# Fire eel compatible?



## JimScap (Jan 15, 2011)

Anyone ever have any luck mixing a Fire Eel in a Mbuna tank? I'm looking for something exotic to spice up my tank. Any other suggestions of what might work?


----------



## clossboss (Feb 13, 2011)

how big is ur tank? i know nothing about fire eels other than that they get rather large(36 inches?)....when i was in your shoes and wanted something to put with my mbuna's i ended up adding catfish and a red tail shark


----------



## JimScap (Jan 15, 2011)

My tank is 44 gallons. It is a pentagon shape so not a lot of swimming room. I didn't realize they got that big.


----------



## DJRansome (Oct 29, 2005)

Try a search for the experiences of actual owners, probably in the General Aquaria forum since the eel is not a cichlid. From my reading of posts since 2005, the eels are predators and eventually eat the fish.

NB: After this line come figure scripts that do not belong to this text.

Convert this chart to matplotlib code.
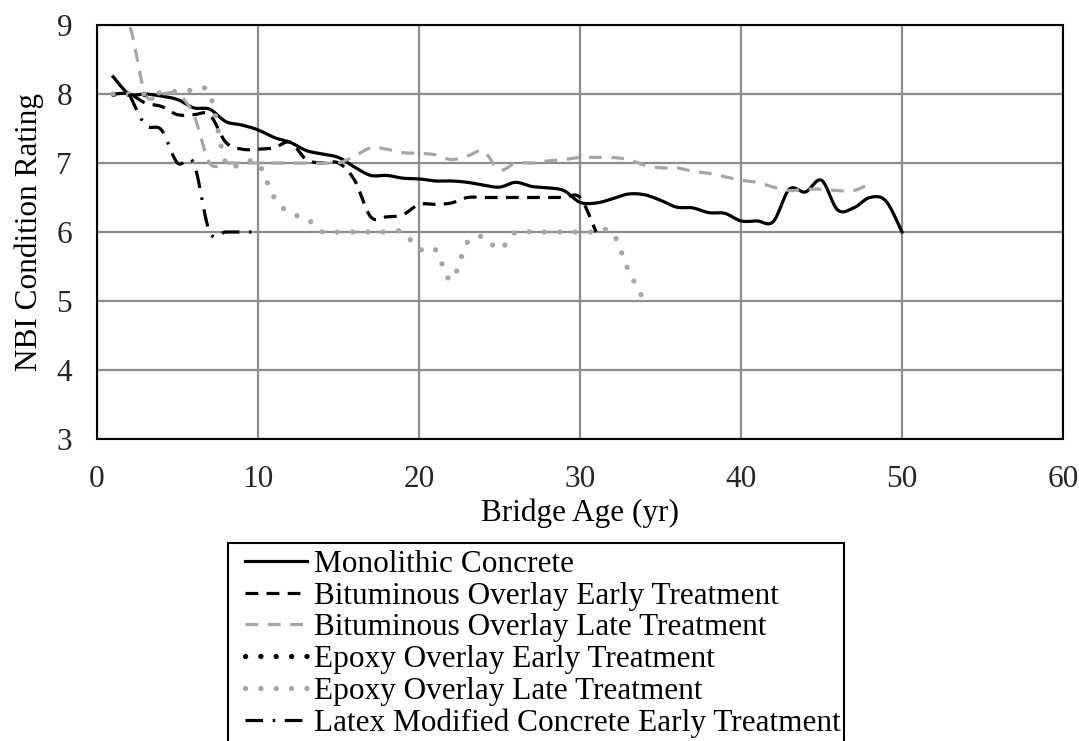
import numpy as np
import matplotlib
matplotlib.use("Agg")
import matplotlib.pyplot as plt
from matplotlib.patches import Rectangle

plt.rcParams['font.family'] = ['Liberation Serif', 'DejaVu Serif']

# ---- data ----
mono_years = list(range(1, 51))
mono_vals = [8.25, 8.0, 8.0, 7.97, 7.92, 7.8, 7.78, 7.6, 7.55, 7.48,
             7.37, 7.3, 7.18, 7.13, 7.08, 6.94, 6.82, 6.82, 6.78, 6.77,
             6.74, 6.74, 6.72, 6.68, 6.65, 6.72, 6.66, 6.64, 6.6, 6.43,
             6.42, 6.48, 6.55, 6.54, 6.46, 6.36, 6.35, 6.28, 6.27, 6.16,
             6.16, 6.15, 6.62, 6.58, 6.75, 6.32, 6.35, 6.5, 6.45, 6.0]

bit_early_years = list(range(1, 32))
bit_early_vals = [8.0, 8.0, 7.87, 7.82, 7.7, 7.7, 7.7, 7.3, 7.2, 7.2,
                  7.22, 7.3, 7.05, 7.0, 7.0, 6.75, 6.22, 6.22, 6.25, 6.4,
                  6.4, 6.42, 6.5, 6.5, 6.5, 6.5, 6.5, 6.5, 6.5, 6.5,
                  6.0]

bit_late_years = list(range(1, 49))
bit_late_vals = [9.0, 9.0, 8.0, 8.0, 8.0, 7.7, 7.0, 7.0, 7.0, 7.0,
                 7.0, 7.0, 7.0, 7.0, 7.0, 7.1, 7.22, 7.2, 7.15, 7.14,
                 7.12, 7.05, 7.1, 7.17, 6.9, 7.0, 7.0, 7.03, 7.05, 7.08,
                 7.08, 7.08, 7.05, 6.97, 6.93, 6.93, 6.88, 6.85, 6.8, 6.75,
                 6.72, 6.65, 6.6, 6.62, 6.62, 6.6, 6.6, 6.7]

epoxy_early_years = [1, 2, 3]
epoxy_early_vals = [8.0, 8.0, 8.0]

epoxy_late_years = list(range(1, 35))
epoxy_late_vals = [8.0, 8.0, 8.0, 8.02, 8.04, 8.05, 8.0, 7.0, 7.0, 7.0,
                   6.5, 6.27, 6.2, 6.0, 6.0, 6.0, 6.0, 6.0, 6.0, 5.75,
                   5.75, 5.3, 5.85, 5.93, 5.75, 6.0, 6.0, 6.0, 6.0, 6.0,
                   6.0, 6.0, 5.45, 5.0]

latex_years = [2, 3, 4, 5, 6, 7, 8, 9, 10]
latex_vals = [8.0, 7.55, 7.48, 7.0, 7.0, 6.0, 6.0, 6.0, 6.0]

labels = ["Monolithic Concrete",
          "Bituminous Overlay Early Treatment",
          "Bituminous Overlay Late Treatment",
          "Epoxy Overlay Early Treatment",
          "Epoxy Overlay Late Treatment",
          "Latex Modified Concrete Early Treatment"]

x_ticks = [0, 10, 20, 30, 40, 50, 60]
y_ticks = [3, 4, 5, 6, 7, 8, 9]


def smooth(xs, ys, n=20):
    """Catmull-Rom style smoothing (like spreadsheet smoothed lines)."""
    x = np.asarray(xs, float)
    y = np.asarray(ys, float)
    if len(x) < 3:
        return x, y
    px = np.concatenate([[x[0]], x, [x[-1]]])
    py = np.concatenate([[y[0]], y, [y[-1]]])
    ox, oy = [], []
    t = np.linspace(0, 1, n, endpoint=False)
    for i in range(1, len(px) - 2):
        p0x, p1x, p2x, p3x = px[i - 1], px[i], px[i + 1], px[i + 2]
        p0y, p1y, p2y, p3y = py[i - 1], py[i], py[i + 1], py[i + 2]
        c1x = p1x + (p2x - p0x) / 6
        c1y = p1y + (p2y - p0y) / 6
        c2x = p2x - (p3x - p1x) / 6
        c2y = p2y - (p3y - p1y) / 6
        b0 = (1 - t) ** 3
        b1 = 3 * (1 - t) ** 2 * t
        b2 = 3 * (1 - t) * t ** 2
        b3 = t ** 3
        ox.append(b0 * p1x + b1 * c1x + b2 * c2x + b3 * p2x)
        oy.append(b0 * p1y + b1 * c1y + b2 * c2y + b3 * p2y)
    ox.append([x[-1]])
    oy.append([y[-1]])
    return np.concatenate(ox), np.concatenate(oy)


W, H = 1079, 741
fig = plt.figure(figsize=(W / 100, H / 100), dpi=100)
ax = fig.add_axes([97 / W, 1 - 439 / H, (1063 - 97) / W, (439 - 25) / H])

gray = '#a6a6a6'
lw = 2.3
FS = 22.5

series = [
    (mono_years, mono_vals, dict(color='black', lw=lw, linestyle='-')),
    (bit_early_years, bit_early_vals, dict(color='black', lw=lw, linestyle=(0, (4.0, 2.6)))),
    (bit_late_years, bit_late_vals, dict(color=gray, lw=lw, linestyle=(0, (4.0, 3.0)))),
    (epoxy_early_years, epoxy_early_vals, dict(color='black', lw=3.8, linestyle=(0, (0.01, 2.9)),
                                               dash_capstyle='round')),
    (epoxy_late_years, epoxy_late_vals, dict(color=gray, lw=3.8, linestyle=(0, (0.01, 2.9)),
                                             dash_capstyle='round')),
    (latex_years, latex_vals, dict(color='black', lw=lw, linestyle=(0, (5.5, 3.0, 0.8, 3.0)))),
]

handles = []
for (xs, ys, st), lab in zip(series, labels):
    sx, sy = smooth(xs, ys)
    h, = ax.plot(sx, sy, label=lab, **st)
    handles.append(h)

ax.set_xlim(0, 60)
ax.set_ylim(3, 9)
ax.set_xticks(x_ticks)
ax.set_yticks(y_ticks)
ax.tick_params(axis='both', length=0, labelsize=FS, colors='#262626')
ax.tick_params(axis='x', pad=19)
ax.tick_params(axis='y', pad=18)
ax.grid(True, color='#8c8c8c', linewidth=1.6)
ax.set_axisbelow(True)
for s in ax.spines.values():
    s.set_color('black')
    s.set_linewidth(1.5)

ax.set_xlabel("Bridge Age (yr)", fontsize=FS, labelpad=3)
ax.set_ylabel("NBI Condition Rating", fontsize=FS, labelpad=9)

# legend frame (extends past the bottom edge, as in the reference)
frame = Rectangle((228 / W, -0.05), (844 - 228) / W, (1 - 543 / H) + 0.05,
                  transform=fig.transFigure, fill=True, facecolor='white',
                  edgecolor='black', linewidth=1.5, zorder=1)
fig.patches.append(frame)

leg = fig.legend(handles=handles, labels=labels, loc='upper left',
                 bbox_to_anchor=(241 / W, 1 - 546 / H), fontsize=FS,
                 frameon=False,
                 handlelength=2.0, handletextpad=0.22, labelspacing=0.09,
                 borderpad=0.12, borderaxespad=0.0)
leg.set_zorder(2)

fig.savefig("out.png", dpi=100)
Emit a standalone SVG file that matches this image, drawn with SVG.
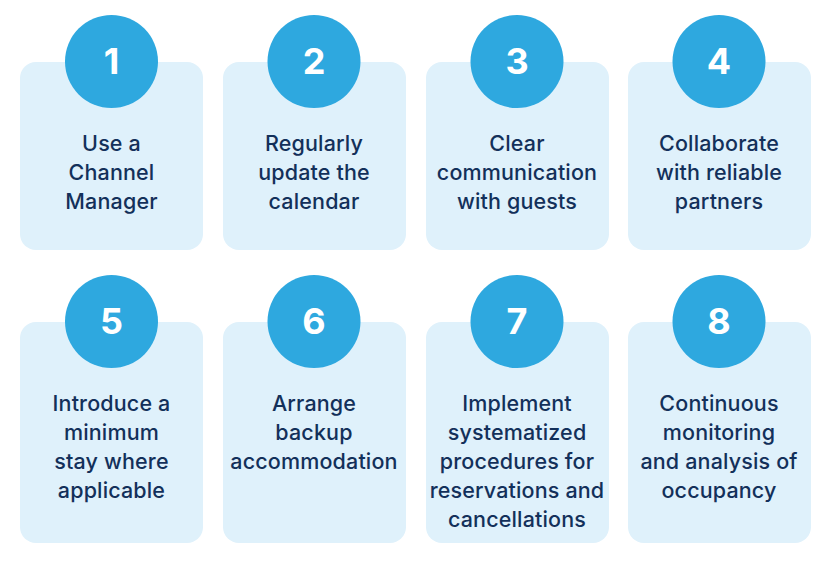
<svg xmlns="http://www.w3.org/2000/svg" width="830" height="565" viewBox="0 0 830 565">
<style>
.card{fill:#dff1fb}
.circ{fill:#2ea8df}
.num{font-family:Inter,"Noto Sans",sans-serif;font-weight:700;font-size:36px;fill:#fff;text-anchor:middle}
.t{font-family:Inter,"Noto Sans",sans-serif;font-weight:500;font-size:21.5px;letter-spacing:0.15px;fill:#13305a;text-anchor:middle}
</style>
<rect width="830" height="565" fill="#fff"/>
<g id="n1"><rect class="card" x="20" y="62" width="183" height="188" rx="16"/><circle class="circ" cx="111.5" cy="61.5" r="46.5"/><text class="num" x="111.5" y="74">1</text><text class="t" x="111.5" y="151">Use a</text><text class="t" x="111.5" y="180">Channel</text><text class="t" x="111.5" y="209">Manager</text></g>
<g id="n2"><rect class="card" x="223" y="62" width="183" height="188" rx="16"/><circle class="circ" cx="314" cy="61.5" r="46.5"/><text class="num" x="314" y="74">2</text><text class="t" x="314" y="151">Regularly</text><text class="t" x="314" y="180">update the</text><text class="t" x="314" y="209">calendar</text></g>
<g id="n3"><rect class="card" x="426" y="62" width="183" height="188" rx="16"/><circle class="circ" cx="517" cy="61.5" r="46.5"/><text class="num" x="517" y="74">3</text><text class="t" x="517" y="151">Clear</text><text class="t" x="517" y="180">communication</text><text class="t" x="517" y="209">with guests</text></g>
<g id="n4"><rect class="card" x="628" y="62" width="183" height="188" rx="16"/><circle class="circ" cx="719" cy="61.5" r="46.5"/><text class="num" x="719" y="74">4</text><text class="t" x="719" y="151">Collaborate</text><text class="t" x="719" y="180">with reliable</text><text class="t" x="719" y="209">partners</text></g>
<g id="n5"><rect class="card" x="20" y="322" width="183" height="221" rx="16"/><circle class="circ" cx="111.5" cy="321.5" r="46.5"/><text class="num" x="111.5" y="334">5</text><text class="t" x="111.5" y="411">Introduce a</text><text class="t" x="111.5" y="440">minimum</text><text class="t" x="111.5" y="469">stay where</text><text class="t" x="111.5" y="498">applicable</text></g>
<g id="n6"><rect class="card" x="223" y="322" width="183" height="221" rx="16"/><circle class="circ" cx="314" cy="321.5" r="46.5"/><text class="num" x="314" y="334">6</text><text class="t" x="314" y="411">Arrange</text><text class="t" x="314" y="440">backup</text><text class="t" x="314" y="469">accommodation</text></g>
<g id="n7"><rect class="card" x="426" y="322" width="183" height="221" rx="16"/><circle class="circ" cx="517" cy="321.5" r="46.5"/><text class="num" x="517" y="334">7</text><text class="t" x="517" y="411">Implement</text><text class="t" x="517" y="440">systematized</text><text class="t" x="517" y="469">procedures for</text><text class="t" x="517" y="498">reservations and</text><text class="t" x="517" y="527">cancellations</text></g>
<g id="n8"><rect class="card" x="628" y="322" width="183" height="221" rx="16"/><circle class="circ" cx="719" cy="321.5" r="46.5"/><text class="num" x="719" y="334">8</text><text class="t" x="719" y="411">Continuous</text><text class="t" x="719" y="440">monitoring</text><text class="t" x="719" y="469">and analysis of</text><text class="t" x="719" y="498">occupancy</text></g>
<g id="connectors"/>
</svg>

A 44G pentagon may not have enough swimming room for the mbuna and additions, what are the dimensions of the tank and how is it stocked?

Synodontis lucipinnis might be something to consider.


----------



## davidsrego (Apr 10, 2011)

Fire eels are huge. What's more, they react poorly to scrapes and nibbles which often result in infection. The reason I'm on this forum is because I opted for cichlids rather than an eel.


----------